If the weather continues fine, the site of protest often turns into something more like a 24-hour block party. These social-media days, visiting sympathizers (and googlers with cell-phones) soon outnumber the founding population.

What happens next depends entirely on the civil authority. If it counter-attacks, the site becomes a disputed border area where virtually anything can happen—looting, arson, grievous bodily harm—anything but a return to normal.

If authority stays its clumsy hand, the flower festival blooms, fades, goes to seed. Activists and the media move on, lollygaggers and groupies remain, and sooner of later, the street-sweepers move in and erase the evidence that anything untoward has occurred.

This can make an engaged onlooker feel melancholy. An overnight garden watered by a burst of human energy has dried up, leaving no trace. But after a few decades of recurrent exposure to the phenomenon, regret is replaced by quiet satisfaction. The water of life hasn’t vanished; it’s just seeped deep out of sight to nourish the roots of resistance. It will well up again when it’s needed.

Notice that most of the actions I mentioned above don’t have nouns as subjects. That’s what bugs people with no personal experience of rebellion in action: even if they approve in principle with what’s happening, they can’t find a label for what they’re up against. But they’re sure that someone is pulling the levers behind that curtain, and it drives them wild not knowing who it is.

After all: if you can’t put a name to your unknown friends/enemies, how can you curse them, mollify them, legislate against them, co-opt them, hit them on the head?

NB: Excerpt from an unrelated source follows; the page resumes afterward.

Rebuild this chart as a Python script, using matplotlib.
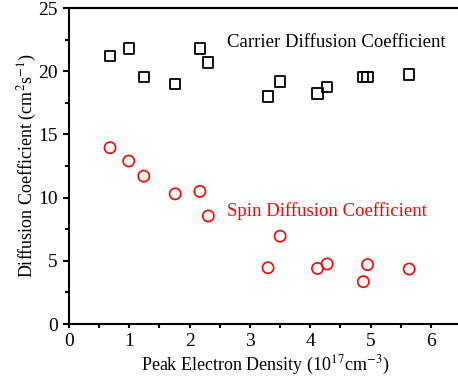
import matplotlib
matplotlib.use('Agg')
import matplotlib.pyplot as plt
from matplotlib.ticker import MultipleLocator

plt.rcParams['font.family'] = ['Liberation Serif', 'DejaVu Serif']
plt.rcParams['mathtext.fontset'] = 'stix'

# Peak electron density (10^17 cm^-3)
density = [0.68, 0.99, 1.24, 1.76, 2.17, 2.31, 3.30, 3.50, 4.12, 4.28, 4.88, 4.95, 5.64]
# Carrier diffusion coefficient (cm^2/s)
carrier_D = [21.2, 21.8, 19.55, 19.0, 21.8, 20.7, 18.0, 19.2, 18.25, 18.75, 19.55, 19.55, 19.75]
# Spin diffusion coefficient (cm^2/s)
spin_D = [13.95, 12.9, 11.7, 10.3, 10.5, 8.55, 4.45, 6.95, 4.4, 4.75, 3.35, 4.7, 4.35]

fig = plt.figure(figsize=(4.58, 3.86), dpi=100)
ax = fig.add_axes([0.1507, 0.1606, 0.8559, 0.8184])

ax.scatter(density, carrier_D, marker='s', s=55, facecolors='none',
           edgecolors='black', linewidths=1.3, zorder=3)
ax.scatter(density, spin_D, marker='o', s=65, facecolors='none',
           edgecolors='red', linewidths=1.2, zorder=3)

ax.text(2.62, 22.3, 'Carrier Diffusion Coefficient', fontsize=13.5,
        color='black', va='center', ha='left')
ax.text(2.62, 8.95, 'Spin Diffusion Coefficient', fontsize=13.5,
        color='red', va='center', ha='left')

ax.set_xlim(0, 6.5)
ax.set_ylim(0, 25)
ax.xaxis.set_major_locator(MultipleLocator(1))
ax.xaxis.set_minor_locator(MultipleLocator(0.5))
ax.yaxis.set_major_locator(MultipleLocator(5))
ax.yaxis.set_minor_locator(MultipleLocator(2.5))
ax.tick_params(which='both', direction='out', width=1.5, labelsize=14)
ax.tick_params(axis='x', which='both', length=3)
ax.tick_params(axis='y', which='major', length=4.5)
ax.tick_params(axis='y', which='minor', length=3)
for sp in ax.spines.values():
    sp.set_linewidth(1.5)

ax.set_xlabel('Peak Electron Density (10$^{17}$cm$^{-3}$)', fontsize=13, labelpad=3)
ax.set_ylabel('Diffusion Coefficient (cm$^{2}$s$^{-1}$)', fontsize=13, labelpad=-0.5)

fig.savefig('out.png', dpi=100)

Society must needs be a stack of layers, with each one controlling the one beneath. The notion that action—purposful, articulate, creative action—can occur without nameable agency gives rise to vertigo. And often to violence.

Berthold Brecht was a great poet, and a great rebel, but he was also enough of an authoritarian to write (I paraphrase)


“When the State acts correctly
the people say
’We did it ourselves.’”

I would revise the last lines to read:

“The people say:
‘Let’s do it ourselves.’”

Roger Downey
Roger Downey
Born in Canada moved to Peru's altiplano at the age of six; came to the U.S. at 10 to discover that you don't use your feet to dribble the ball. Learned from the git-go that "America" is an idea, not a place.

4 COMMENTS

  1. No, not Berthold Brecht. It was by Lao Tzu in the Tao Te Ching, twentyfive hundred years ago.

    Chapter 17, translation by Ursula Le Guin:
    True leaders are hardly known to their followers
    . . . . .
    When the work’s done right, with no fuss or boasting,
    Ordinary people say, “Oh, we did it”.

    Chapter 17, translation by Stephen Mitchell:
    The Master doesn’t talk, he acts.
    When his work is done,
    the people say, “Amazing:
    we did it, all by ourselves!”

  2. I cited Brecht’s version because of the paradox of a born troublemaker and contrarian approving the invisible hand of authority.

    I admire the Chinese classics, but have to say that the ubiquitous Sage, covertly guiding the well-run state, is three parts self-promotion to one part nonsense.

    Brecht also wrote the line “In the realm of art, there is no such thing as private property.”

  3. Be that as it may as to your Brechtian paradox and the Sage’s self-promotion, I enjoyed your re-write: “the people say ‘Let’s do it ourselves'”. Might it be so, I wonder.